§ **Aim**: Reproduce all of the data that follows, character for character.

§ **Dataset section**:
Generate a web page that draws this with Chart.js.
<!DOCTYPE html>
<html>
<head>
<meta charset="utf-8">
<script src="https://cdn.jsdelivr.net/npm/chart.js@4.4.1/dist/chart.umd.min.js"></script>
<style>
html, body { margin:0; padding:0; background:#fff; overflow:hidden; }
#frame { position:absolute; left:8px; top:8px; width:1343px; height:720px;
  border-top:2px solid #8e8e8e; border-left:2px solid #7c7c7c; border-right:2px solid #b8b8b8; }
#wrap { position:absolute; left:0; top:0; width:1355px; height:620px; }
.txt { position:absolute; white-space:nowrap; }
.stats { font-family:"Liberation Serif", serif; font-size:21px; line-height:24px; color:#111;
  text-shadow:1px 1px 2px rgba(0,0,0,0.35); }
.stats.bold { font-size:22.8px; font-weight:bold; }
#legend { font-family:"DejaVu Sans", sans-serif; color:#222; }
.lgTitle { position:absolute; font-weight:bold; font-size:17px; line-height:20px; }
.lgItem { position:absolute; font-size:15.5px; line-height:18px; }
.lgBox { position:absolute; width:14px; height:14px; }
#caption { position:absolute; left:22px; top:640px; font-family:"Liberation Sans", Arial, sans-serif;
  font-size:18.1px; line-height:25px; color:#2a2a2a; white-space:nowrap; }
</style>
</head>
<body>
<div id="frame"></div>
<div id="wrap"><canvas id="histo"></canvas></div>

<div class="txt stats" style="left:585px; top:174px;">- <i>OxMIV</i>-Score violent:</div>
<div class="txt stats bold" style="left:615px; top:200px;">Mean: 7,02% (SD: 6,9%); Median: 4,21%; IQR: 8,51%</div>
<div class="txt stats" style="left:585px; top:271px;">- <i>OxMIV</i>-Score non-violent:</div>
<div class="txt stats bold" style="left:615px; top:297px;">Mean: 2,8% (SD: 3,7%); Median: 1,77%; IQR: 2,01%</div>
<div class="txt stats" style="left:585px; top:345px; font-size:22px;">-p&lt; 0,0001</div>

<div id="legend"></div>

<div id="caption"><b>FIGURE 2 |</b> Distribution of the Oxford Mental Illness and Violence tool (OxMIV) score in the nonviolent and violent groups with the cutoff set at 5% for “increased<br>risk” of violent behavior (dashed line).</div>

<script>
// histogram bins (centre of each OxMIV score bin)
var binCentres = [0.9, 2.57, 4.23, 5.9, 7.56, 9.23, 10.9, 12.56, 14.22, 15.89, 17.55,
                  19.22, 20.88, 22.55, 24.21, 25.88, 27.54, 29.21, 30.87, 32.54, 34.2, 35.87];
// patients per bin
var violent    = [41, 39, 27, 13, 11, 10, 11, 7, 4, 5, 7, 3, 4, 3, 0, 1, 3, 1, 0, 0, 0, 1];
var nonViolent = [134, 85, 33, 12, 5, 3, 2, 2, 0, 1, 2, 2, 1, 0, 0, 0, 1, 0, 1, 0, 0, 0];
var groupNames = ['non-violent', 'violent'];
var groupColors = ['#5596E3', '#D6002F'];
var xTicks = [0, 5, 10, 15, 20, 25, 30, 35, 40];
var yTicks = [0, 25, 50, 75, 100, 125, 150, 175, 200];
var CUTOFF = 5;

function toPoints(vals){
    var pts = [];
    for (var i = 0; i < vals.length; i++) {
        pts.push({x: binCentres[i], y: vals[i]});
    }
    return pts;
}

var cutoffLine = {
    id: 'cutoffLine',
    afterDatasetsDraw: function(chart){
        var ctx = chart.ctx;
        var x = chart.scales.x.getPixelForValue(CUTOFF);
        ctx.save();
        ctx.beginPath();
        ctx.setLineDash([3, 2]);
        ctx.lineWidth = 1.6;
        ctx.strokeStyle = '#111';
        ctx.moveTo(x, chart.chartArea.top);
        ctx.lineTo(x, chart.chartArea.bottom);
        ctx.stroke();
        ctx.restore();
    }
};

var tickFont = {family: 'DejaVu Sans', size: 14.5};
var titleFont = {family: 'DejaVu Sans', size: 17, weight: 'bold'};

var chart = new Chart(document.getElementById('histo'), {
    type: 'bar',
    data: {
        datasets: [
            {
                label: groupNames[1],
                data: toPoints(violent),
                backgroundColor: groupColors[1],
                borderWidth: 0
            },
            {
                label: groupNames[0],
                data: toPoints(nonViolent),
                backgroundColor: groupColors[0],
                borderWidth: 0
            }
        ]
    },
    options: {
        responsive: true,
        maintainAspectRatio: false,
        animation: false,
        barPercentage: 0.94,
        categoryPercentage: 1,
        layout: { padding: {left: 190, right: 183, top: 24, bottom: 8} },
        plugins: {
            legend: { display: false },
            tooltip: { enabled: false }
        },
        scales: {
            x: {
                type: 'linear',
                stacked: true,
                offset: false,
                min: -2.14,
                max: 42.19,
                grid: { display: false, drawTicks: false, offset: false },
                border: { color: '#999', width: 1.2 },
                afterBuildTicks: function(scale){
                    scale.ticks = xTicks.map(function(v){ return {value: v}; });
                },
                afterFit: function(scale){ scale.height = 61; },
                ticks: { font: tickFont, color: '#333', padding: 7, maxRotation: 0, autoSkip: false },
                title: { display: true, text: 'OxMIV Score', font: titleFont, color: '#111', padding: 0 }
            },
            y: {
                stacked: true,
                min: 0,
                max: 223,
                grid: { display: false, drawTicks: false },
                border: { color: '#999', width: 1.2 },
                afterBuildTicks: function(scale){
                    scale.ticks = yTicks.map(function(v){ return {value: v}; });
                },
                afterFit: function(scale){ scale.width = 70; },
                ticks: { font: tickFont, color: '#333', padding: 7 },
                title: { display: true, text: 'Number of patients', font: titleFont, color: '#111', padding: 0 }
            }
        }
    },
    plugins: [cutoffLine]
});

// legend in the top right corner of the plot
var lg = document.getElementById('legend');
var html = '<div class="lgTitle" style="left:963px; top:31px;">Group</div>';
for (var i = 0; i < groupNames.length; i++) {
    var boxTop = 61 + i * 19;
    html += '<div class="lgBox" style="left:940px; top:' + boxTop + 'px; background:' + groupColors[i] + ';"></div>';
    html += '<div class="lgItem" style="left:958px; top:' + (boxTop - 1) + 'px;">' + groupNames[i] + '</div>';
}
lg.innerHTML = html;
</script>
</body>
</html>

§ **Result for this exercise**:
Generate a web page that draws this with Chart.js.
<!DOCTYPE html>
<html>
<head>
<meta charset="utf-8">
<script src="https://cdn.jsdelivr.net/npm/chart.js@4.4.1/dist/chart.umd.min.js"></script>
<style>
html, body { margin:0; padding:0; background:#fff; overflow:hidden; }
#frame { position:absolute; left:8px; top:8px; width:1343px; height:720px;
  border-top:2px solid #8e8e8e; border-left:2px solid #7c7c7c; border-right:2px solid #b8b8b8; }
#wrap { position:absolute; left:0; top:0; width:1355px; height:620px; }
.txt { position:absolute; white-space:nowrap; }
.stats { font-family:"Liberation Serif", serif; font-size:21px; line-height:24px; color:#111;
  text-shadow:1px 1px 2px rgba(0,0,0,0.35); }
.stats.bold { font-size:22.8px; font-weight:bold; }
#legend { font-family:"DejaVu Sans", sans-serif; color:#222; }
.lgTitle { position:absolute; font-weight:bold; font-size:17px; line-height:20px; }
.lgItem { position:absolute; font-size:15.5px; line-height:18px; }
.lgBox { position:absolute; width:14px; height:14px; }
#caption { position:absolute; left:22px; top:640px; font-family:"Liberation Sans", Arial, sans-serif;
  font-size:18.1px; line-height:25px; color:#2a2a2a; white-space:nowrap; }
</style>
</head>
<body>
<div id="frame"></div>
<div id="wrap"><canvas id="histo"></canvas></div>

<div class="txt stats" style="left:585px; top:174px;">- <i>OxMIV</i>-Score violent:</div>
<div class="txt stats bold" style="left:615px; top:200px;">Mean: 7,02% (SD: 6,9%); Median: 4,21%; IQR: 8,51%</div>
<div class="txt stats" style="left:585px; top:271px;">- <i>OxMIV</i>-Score non-violent:</div>
<div class="txt stats bold" style="left:615px; top:297px;">Mean: 2,8% (SD: 3,7%); Median: 1,77%; IQR: 2,01%</div>
<div class="txt stats" style="left:585px; top:345px; font-size:22px;">-p&lt; 0,0001</div>

<div id="legend"></div>

<div id="caption"><b>FIGURE 2 |</b> Distribution of the Oxford Mental Illness and Violence tool (OxMIV) score in the nonviolent and violent groups with the cutoff set at 5% for “increased<br>risk” of violent behavior (dashed line).</div>

<script>
// histogram bins (centre of each OxMIV score bin)
var binCentres = [0.9, 2.57, 4.23, 5.9, 7.56, 9.23, 10.9, 12.56, 14.22, 15.89, 17.55,
                  19.22, 20.88, 22.55, 24.21, 25.88, 27.54, 29.21, 30.87, 32.54, 34.2, 35.87];
// patients per bin
var violent    = [41, 39, 27, 13, 11, 10, 11, 7, 4, 5, 7, 3, 4, 3, 0, 1, 3, 1, 0, 0, 0, 1];
var nonViolent = [134, 85, 33, 12, 5, 3, 2, 2, 0, 1, 2, 2, 1, 0, 0, 0, 1, 0, 1, 0, 0, 0];
var groupNames = ['non-violent', 'violent'];
var groupColors = ['#5596E3', '#D6002F'];
var xTicks = [0, 5, 10, 15, 20, 25, 30, 35, 40];
var yTicks = [0, 25, 50, 75, 100, 125, 150, 175, 200];
var CUTOFF = 5;

function toPoints(vals){
    var pts = [];
    for (var i = 0; i < vals.length; i++) {
        pts.push({x: binCentres[i], y: vals[i]});
    }
    return pts;
}

var cutoffLine = {
    id: 'cutoffLine',
    afterDatasetsDraw: function(chart){
        var ctx = chart.ctx;
        var x = chart.scales.x.getPixelForValue(CUTOFF);
        ctx.save();
        ctx.beginPath();
        ctx.setLineDash([3, 2]);
        ctx.lineWidth = 1.6;
        ctx.strokeStyle = '#111';
        ctx.moveTo(x, chart.chartArea.top);
        ctx.lineTo(x, chart.chartArea.bottom);
        ctx.stroke();
        ctx.restore();
    }
};

var tickFont = {family: 'DejaVu Sans', size: 14.5};
var titleFont = {family: 'DejaVu Sans', size: 17, weight: 'bold'};

var chart = new Chart(document.getElementById('histo'), {
    type: 'bar',
    data: {
        datasets: [
            {
                label: groupNames[1],
                data: toPoints(violent),
                backgroundColor: groupColors[1],
                borderWidth: 0
            },
            {
                label: groupNames[0],
                data: toPoints(nonViolent),
                backgroundColor: groupColors[0],
                borderWidth: 0
            }
        ]
    },
    options: {
        responsive: true,
        maintainAspectRatio: false,
        animation: false,
        barPercentage: 0.94,
        categoryPercentage: 1,
        layout: { padding: {left: 190, right: 183, top: 24, bottom: 8} },
        plugins: {
            legend: { display: false },
            tooltip: { enabled: false }
        },
        scales: {
            x: {
                type: 'linear',
                stacked: true,
                offset: false,
                min: -2.14,
                max: 42.19,
                grid: { display: false, drawTicks: false, offset: false },
                border: { color: '#999', width: 1.2 },
                afterBuildTicks: function(scale){
                    scale.ticks = xTicks.map(function(v){ return {value: v}; });
                },
                afterFit: function(scale){ scale.height = 61; },
                ticks: { font: tickFont, color: '#333', padding: 7, maxRotation: 0, autoSkip: false },
                title: { display: true, text: 'OxMIV Score', font: titleFont, color: '#111', padding: 0 }
            },
            y: {
                stacked: true,
                min: 0,
                max: 223,
                grid: { display: false, drawTicks: false },
                border: { color: '#999', width: 1.2 },
                afterBuildTicks: function(scale){
                    scale.ticks = yTicks.map(function(v){ return {value: v}; });
                },
                afterFit: function(scale){ scale.width = 70; },
                ticks: { font: tickFont, color: '#333', padding: 7 },
                title: { display: true, text: 'Number of patients', font: titleFont, color: '#111', padding: 0 }
            }
        }
    },
    plugins: [cutoffLine]
});

// legend in the top right corner of the plot
var lg = document.getElementById('legend');
var html = '<div class="lgTitle" style="left:963px; top:31px;">Group</div>';
for (var i = 0; i < groupNames.length; i++) {
    var boxTop = 61 + i * 19;
    html += '<div class="lgBox" style="left:940px; top:' + boxTop + 'px; background:' + groupColors[i] + ';"></div>';
    html += '<div class="lgItem" style="left:958px; top:' + (boxTop - 1) + 'px;">' + groupNames[i] + '</div>';
}
lg.innerHTML = html;
</script>
</body>
</html>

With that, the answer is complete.